Even in Germany and the United Kingdom – with ratios of 45.6 patent attorneys per million of the population and 32.1 per million respectively – there may still be plenty of instructions without having to go out and engage with potentially difficult start-up and SME clients which have little money and sometimes over-inflated views of their inventiveness.

Knowledge gap

If start-ups and SMEs are to consider whether patents should be factored into their business strategies, it is vital that they know what the options and benefits are. Right now in Europe, it is hard to see where that information is coming from – unless business owners go out and look for it themselves. The basic narrative about patents is that they are expensive and time consuming to get, and hard to enforce; and there is some truth in this. But, as the Bright Side of Patents study shows, there are also significant upsides that could make a major difference to their owners’ fortunes.

“What incentive do the 177 patent attorneys servicing Spain’s 46.2 million population have to go out and engage with the country’s innovative SMEs and start-ups?”

Currently, though, there are few people in Europe with any financial incentive to be proactive and to go out and spread the good news about patents in comprehensible, accessible language, while also offering affordable rates.

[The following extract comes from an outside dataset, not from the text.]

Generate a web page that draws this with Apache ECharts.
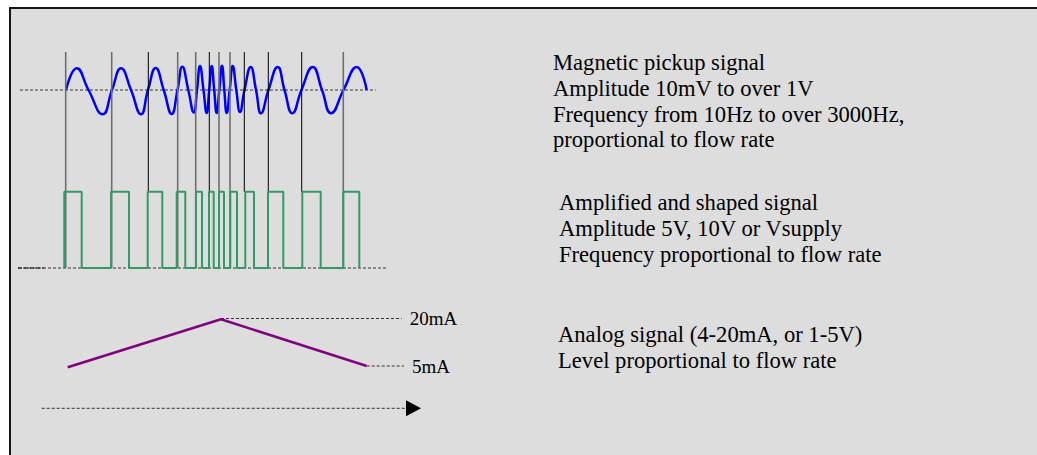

Quite what the solution is to this is hard to say, but perhaps more competition for work among attorneys might shake up the situation in certain jurisdictions. Alternatively, maybe all European patent attorneys should have to do a certain amount of pro bono work each year to maintain their status; or perhaps the development of a new type of non-technical, strategic IP professional qualification might work. What seems certain, though, is that as things stand, a lot of European SME and start-up companies are missing what could be big opportunities because they do not even know they exist. This must be having a detrimental effect on a European economy that needs as many boosts as it can get.